Holy Feast and Holy Fast: The Religious Significance of Food to Medieval Women is a historical book by Caroline Walker Bynum about the relationship that medieval women, and particularly holy women, had to the consumption of food. Bynum examines the way food has always played a central role in the religious lives of women, and how that relationship to food led to certain miraculous phenomenon, such as
inedia, or living without food for years on end. Through historical accounts of female saints and nuns, Bynum explores how women related food to God, and how that relationship is connected to how women were viewed, and how they viewed themselves.
Bynum argues that food was always a central
metaphor in Medieval life, particularly, Medieval Christianity. Food was the primary factor that separated the rich from the poor, and for that reason, food was both a symbol of benevolence and sinfulness. Those who overate were considered gluttonous, and those who shared their food with those in need were considered holy. In this sense, the idea of food permeated medieval life – everyone wanted it, and those who had it were expected to be pious and share.

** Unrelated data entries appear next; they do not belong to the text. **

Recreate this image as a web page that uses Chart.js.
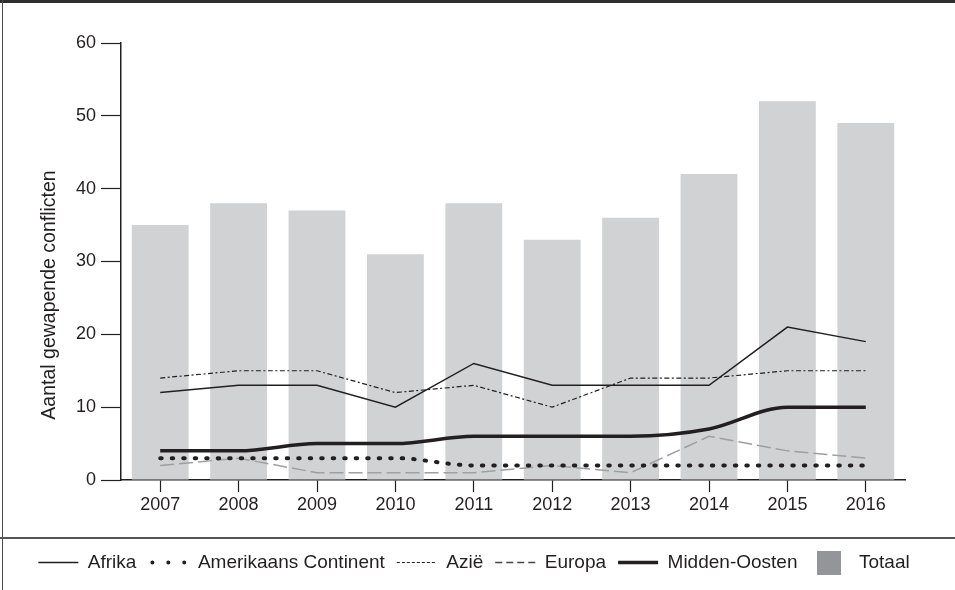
<!DOCTYPE html>
<html>
<head>
<meta charset="utf-8">
<script src="https://cdn.jsdelivr.net/npm/chart.js@4.4.1/dist/chart.umd.min.js"></script>
<style>
html,body{margin:0;padding:0;background:#fff;}
#wrap{position:relative;width:955px;height:590px;overflow:hidden;background:#fff;}
#c{position:absolute;left:0;top:0;}
#topbar{position:absolute;left:0;top:0;width:955px;height:3px;background:#2e2e2e;}
#leftbar{position:absolute;left:2px;top:0;width:1px;height:590px;background:#4a4a4a;}
#sep{position:absolute;left:0;top:537px;width:955px;height:2px;background:#555;}
</style>
</head>
<body>
<div id="wrap">
<canvas id="c" width="955" height="590"></canvas>
<div id="topbar"></div><div id="leftbar"></div><div id="sep"></div>
</div>
<script>
// ---- data ----
const years = ['2007','2008','2009','2010','2011','2012','2013','2014','2015','2016'];
const afrika = [12, 13, 13, 10, 16, 13, 13, 13, 21, 19];
const amerikaansContinent = [3, 3, 3, 3, 2, 2, 2, 2, 2, 2];
const azie = [14, 15, 15, 12, 13, 10, 14, 14, 15, 15];
const europa = [2, 3, 1, 1, 1, 2, 1, 6, 4, 3];
const middenOosten = [4, 4, 5, 5, 6, 6, 6, 7, 10, 10];
const totaal = [35, 38, 37, 31, 38, 33, 36, 42, 52, 49];
const yTicks = [0, 10, 20, 30, 40, 50, 60];
const yTitle = 'Aantal gewapende conflicten';

const INK = '#231f20';
const FONT = "'Liberation Sans', Arial, sans-serif";

// square swatch for the bar legend item
const swatch = document.createElement('canvas');
swatch.width = 24; swatch.height = 24;
(function(){ const g = swatch.getContext('2d'); g.fillStyle = '#939598'; g.fillRect(0,0,24,24); })();

const yTitlePlugin = {
  id: 'yTitle',
  afterDraw(chart) {
    const ctx = chart.ctx;
    ctx.save();
    ctx.translate(50, 295);
    ctx.rotate(-Math.PI / 2);
    ctx.font = '19.5px ' + FONT;
    ctx.fillStyle = INK;
    ctx.textAlign = 'center';
    ctx.textBaseline = 'middle';
    ctx.fillText(yTitle, 0, 0);
    ctx.restore();
  }
};

new Chart(document.getElementById('c'), {
  type: 'bar',
  data: {
    labels: years,
    datasets: [
      { type: 'line', label: 'Afrika', data: afrika, borderColor: INK, borderWidth: 1.5,
        pointRadius: 0, tension: 0, order: 0 },
      { type: 'line', label: 'Amerikaans Continent', data: amerikaansContinent, borderColor: INK,
        borderWidth: 4, borderDash: [1.5, 10], borderCapStyle: 'round', pointRadius: 0,
        cubicInterpolationMode: 'monotone', order: 0, legendDash: [0.01, 15.9] },
      { type: 'line', label: 'Azië', data: azie, borderColor: INK, borderWidth: 1.2,
        borderDash: [5, 2.5, 2, 2.5], pointRadius: 0, tension: 0, order: 0, legendDash: [3, 2] },
      { type: 'line', label: 'Europa', data: europa, borderColor: '#9d9fa2', borderWidth: 1.5,
        borderDash: [14, 5], pointRadius: 0, tension: 0, order: 0, legendColor: '#444', legendDash: [7, 4] },
      { type: 'line', label: 'Midden-Oosten', data: middenOosten, borderColor: INK, borderWidth: 3.5,
        pointRadius: 0, cubicInterpolationMode: 'monotone', order: 0 },
      { type: 'bar', label: 'Totaal', data: totaal, backgroundColor: '#d1d2d4', borderWidth: 0,
        barPercentage: 0.725, categoryPercentage: 1, order: 1 }
    ]
  },
  options: {
    responsive: false,
    animation: false,
    devicePixelRatio: 1,
    layout: { padding: { top: 43, left: 3, right: 10, bottom: 8 } },
    plugins: {
      tooltip: { enabled: false },
      legend: {
        position: 'bottom',
        labels: {
          usePointStyle: true,
          pointStyleWidth: 40,
          padding: 12,
          color: INK,
          font: { family: FONT, size: 19 },
          generateLabels(chart) {
            return chart.data.datasets.map((ds, i) => ({
              text: ds.label,
              fillStyle: 'rgba(0,0,0,0)',
              strokeStyle: ds.legendColor || ds.borderColor || INK,
              lineWidth: ds.type === 'bar' ? 0 : ds.borderWidth,
              lineDash: ds.legendDash || ds.borderDash || [],
              lineDashOffset: ds.legendDash && ds.borderCapStyle === 'round' ? -4 : 0,
              lineCap: ds.borderCapStyle || 'butt',
              pointStyle: ds.type === 'bar' ? swatch : 'line',
              fontColor: INK,
              hidden: false,
              datasetIndex: i
            }));
          }
        }
      }
    },
    scales: {
      x: {
        offset: true,
        grid: { display: true, drawOnChartArea: false, offset: false, drawTicks: true,
                tickLength: 12, color: INK, tickColor: INK, tickWidth: 1.2 },
        border: { display: true, color: INK, width: 1.5 },
        ticks: { color: INK, font: { family: FONT, size: 18 }, padding: 2, maxRotation: 0 },
        afterFit(scale) { scale.height = 61; }
      },
      y: {
        min: 0, max: 60,
        afterBuildTicks(scale) { scale.ticks = yTicks.map(v => ({ value: v })); },
        grid: { display: true, drawOnChartArea: false, drawTicks: true, tickLength: 20,
                color: INK, tickColor: INK, tickWidth: 1.2 },
        border: { display: true, color: INK, width: 1.5 },
        ticks: { color: INK, font: { family: FONT, size: 18 }, padding: 5 },
        afterFit(scale) { scale.width = 118; }
      },
      yRightSpace: {
        position: 'right',
        display: true,
        grid: { display: false, drawTicks: false },
        border: { display: false },
        ticks: { display: false },
        afterFit(scale) { scale.width = 40; }
      }
    }
  },
  plugins: [yTitlePlugin]
});
</script>
</body>
</html>
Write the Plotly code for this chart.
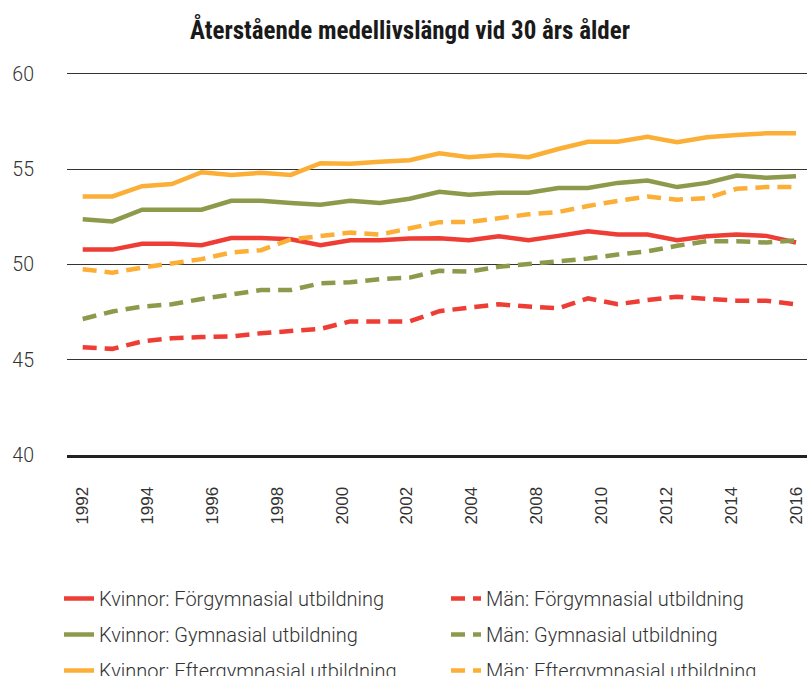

This idea of eating as holy permeated the church. The Eucharist, or the practice of taking communion, is still a central tenet of Catholicism. By eating the bread and wine of Holy Communion, a practitioner is believed to be performing a miracle; the bread becomes Christ's flesh and the wine his blood. In this way, Catholics ate their holy figures – the truest kind of communion with God was one of consumption, of absorbing the spirit of Christ into one's body.
Women, in particular, had a unique relationship to food. Bynum lists a number of different kinds of miracles that were performed and recorded during this time, many of which would lead to the consecration of saints. Though women made up only 18 percent of consecrated saints during this period, for 50 percent of them, illness was a central cause for their sanctity. The idea of abstaining, or removing oneself from the needs of daily life due to illness, faith, or other causes, was seen as particularly holy when taken on by women. Similarly, women predominantly experienced miracles of the Eucharist, being significantly more likely to report visions while taking the Eucharist.
In this sense, a primary tenet of Bynum's book is the idea that women's piety was tied directly to their bodies, rather than their minds. Unlike male saints, known for intellectual or social pursuits, women were often consecrated for abstinence from food and drink, sexual pleasure, or surviving a horrible physical ailment of accident. Women, Bynum notes, were more frequently reported as experiencing
inedia – female saints would refuse to eat anything but the Eucharist, surviving on Christ's flesh alone for years on end.
With these ideas in mind, Bynum takes on the task of examining not only the fact that women were closely tied to food and that their spirituality was tied to their bodies but also what it meant to various groups during this period. She looks at the reasons why women tied ideas of food and flesh both to themselves and to Christ, and at the connections that experiences such as breastfeeding allowed women to have with Christ. She also investigates what it meant to men to look at women and their bodies as food during this period, and how it related to their ideas of sanctity.
Ultimately, Bynum makes an argument that rather than being relegated as objects or something to consume, women in the Middle Ages were given power by their connections to food, in holy and home life. By giving them a closer relationship to God, women experienced a more physical, and thus, less arguable, spiritual power.
Caroline Walker Bynum is a professor of Medieval European History at the Institute for Advanced Study and a professor of history at Columbia University in New York City. She has published many scholarly books on Medieval History, including
Fragmentation and Redemption: Essays on Gender and the Human Body in Medieval Religion and
Last Things: Death and the Apocalypse in the Middle Ages.